Crowdsourcing in Second Life

Crowdsourcing in Second Life has had lots of attention because it is address two hot topics of the moment.

Obviously the success of Second Life is due to the enthusiastic support from the users, not to cheapen the huge resources poured into it by Linden Lab.

There is a tendency to compare open source development to crowdsourcing because of the community contributing so much work for very little or no reward.

To a degree, and assuming that the “residents” were common users of any other software platform, LL already deploys crowdsourcing — at the content level. There wouldn’t be a point of having 3300 sims available on a grid, if they didn’t have any content at all (although, granted, the quality of content varies wildly — but so varies the quality on the Web!). Instead, Linden Lab learned how to employ the users — very successfully — to develop the content by themselves. Without paying a cent. Or even better: charging users for displaying their own content!

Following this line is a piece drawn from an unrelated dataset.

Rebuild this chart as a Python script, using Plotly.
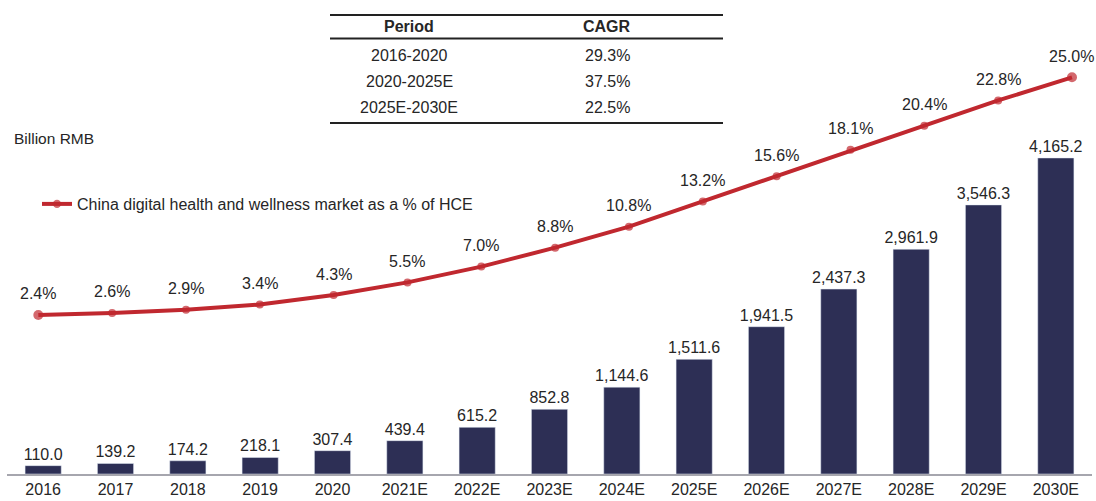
import plotly.graph_objects as go

years = ["2016", "2017", "2018", "2019", "2020", "2021E", "2022E", "2023E", "2024E",
         "2025E", "2026E", "2027E", "2028E", "2029E", "2030E"]
market = [110.0, 139.2, 174.2, 218.1, 307.4, 439.4, 615.2, 852.8, 1144.6,
          1511.6, 1941.5, 2437.3, 2961.9, 3546.3, 4165.2]
share_pct = [2.4, 2.6, 2.9, 3.4, 4.3, 5.5, 7.0, 8.8, 10.8, 13.2, 15.6, 18.1, 20.4, 22.8, 25.0]

table_header = ["Period", "CAGR"]
table_periods = ["2016-2020", "2020-2025E", "2025E-2030E"]
table_cagr = ["29.3%", "37.5%", "22.5%"]

FONT = "Liberation Sans, Arial, sans-serif"
TXT = "#262626"
BAR = "#2d2f55"
RED = "#c0282f"
FS = 16

W, H = 1096, 501
ML, MR, MT, MB = 7, 4, 0, 27
PW = W - ML - MR
PH = H - MT - MB

def px(x):
    return (x - ML) / PW

def py(y):
    return 1 - (y - MT) / PH

idx = list(range(len(years)))
msize = [10 if i in (0, len(years) - 1) else 8 for i in idx]

fig = go.Figure()
fig.add_trace(go.Bar(
    x=years, y=market, marker_color=BAR, width=0.5,
    text=[f"{v:,.1f}" for v in market], textposition="outside",
    constraintext="none",
    textfont=dict(size=FS, color=TXT, family=FONT), cliponaxis=False,
    showlegend=False, hoverinfo="skip",
))
fig.add_trace(go.Scatter(
    x=idx, y=share_pct, xaxis="x2", yaxis="y2", mode="lines+markers",
    line=dict(color=RED, width=4),
    marker=dict(color=RED, size=msize, line=dict(width=0, color=RED)),
    cliponaxis=False, hoverinfo="skip",
    name="China digital health and wellness market as a % of HCE",
))

shapes = []
annotations = []
for i, v in zip(idx, share_pct):
    annotations.append(dict(x=i, y=v, xref="x2", yref="y2", yshift=21,
                            text=f"{v:.1f}%", showarrow=False,
                            xanchor="center", yanchor="middle",
                            font=dict(size=FS, color=TXT, family=FONT)))
# table lines
for y, w in [(15, 2.2), (38.5, 1.8), (123, 2.2)]:
    shapes.append(dict(type="line", xref="paper", yref="paper",
                       x0=px(330), x1=px(723), y0=py(y), y1=py(y),
                       line=dict(color="#222222", width=w)))
col_x = [409, 607]
for cx, h in zip(col_x, table_header):
    annotations.append(dict(xref="paper", yref="paper", x=px(cx), y=py(27),
                            text=f"<b>{h}</b>", showarrow=False,
                            xanchor="center", yanchor="middle",
                            font=dict(size=FS, color=TXT, family=FONT)))
row_y = [55, 81, 107]
for ry, p, c in zip(row_y, table_periods, table_cagr):
    for cx, t in zip(col_x, [p, c]):
        annotations.append(dict(xref="paper", yref="paper", x=px(cx), y=py(ry),
                                text=t, showarrow=False,
                                xanchor="center", yanchor="middle",
                                font=dict(size=FS, color=TXT, family=FONT)))
annotations.append(dict(xref="paper", yref="paper", x=px(12), y=py(138),
                        xanchor="left", yanchor="middle", text="Billion RMB",
                        showarrow=False,
                        font=dict(size=15.5, color=TXT, family=FONT)))

fig.update_layout(
    width=W, height=H,
    margin=dict(l=ML, r=MR, t=MT, b=MB),
    paper_bgcolor="white", plot_bgcolor="white",
    font=dict(family=FONT, color=TXT, size=FS),
    bargap=0.5,
    xaxis=dict(type="category", range=[-0.5, 14.5], showline=True,
               linecolor="#a6a6ae", linewidth=1.5, ticks="", showgrid=False,
               tickfont=dict(size=FS, color=TXT, family=FONT)),
    xaxis2=dict(overlaying="x", range=[-0.424, 14.271], visible=False, showgrid=False),
    yaxis=dict(range=[0, 6247], visible=False, showgrid=False),
    yaxis2=dict(range=[-12.72, 32.35], overlaying="y", visible=False, showgrid=False),
    legend=dict(x=px(37), y=py(204), xanchor="left", yanchor="middle",
                bgcolor="rgba(0,0,0,0)", font=dict(size=FS, color=TXT, family=FONT)),
    showlegend=True,
    shapes=shapes, annotations=annotations,
)
fig.write_html("out.html", config={"displayModeBar": False},
               post_script="document.body.style.margin='0';document.body.style.padding='0';window.dispatchEvent(new Event('resize'));")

There is lots of discussion of the impending and desired changes to Second Life requiring access to an API or protocol for interaction with the interface rather than the objects within. When crowdsourcing is discussed in relation to an API and the companies intellectual property, several important points are made.

Crowdsourcing seems to be a very good compromise when open sourcing is not possible (for several reasons). It keeps all propriety rights inside Linden Lab. Their own patents and copyrights are safe. Paranoid users will still prefer to use Linden Lab’s client instead of others. They would protect their investment and keep the important technological know-how inside the company. But they would, at the same time, open a new door for a whole host of developers to integrate with their grid in completely new ways — and very likely attend the needs of those residents who spend all their time bitching on forums or the feature voting tool for more features or bug-fixing. Crowdsourcing is about allowing all these people to concentrate on their own implementations instead of complaining about the company. In a sense, empowering the users, by turning them into developers (even under a closed and proprietary environment), is sound business logic. Google has learned that lesson; and so did Microsoft before them; and these days there is practically no type of “social” application on the Web that doesn’t have an open API as well.

They cannot be all wrong.

Crowdsourcing does not have to be an all or nothing strategy. Crowdsourcing can be used to solve problems that may be larger than the organisation trying to solve them. And when you’ve got several million avid users, perhaps you’d be crazy not to ask for help.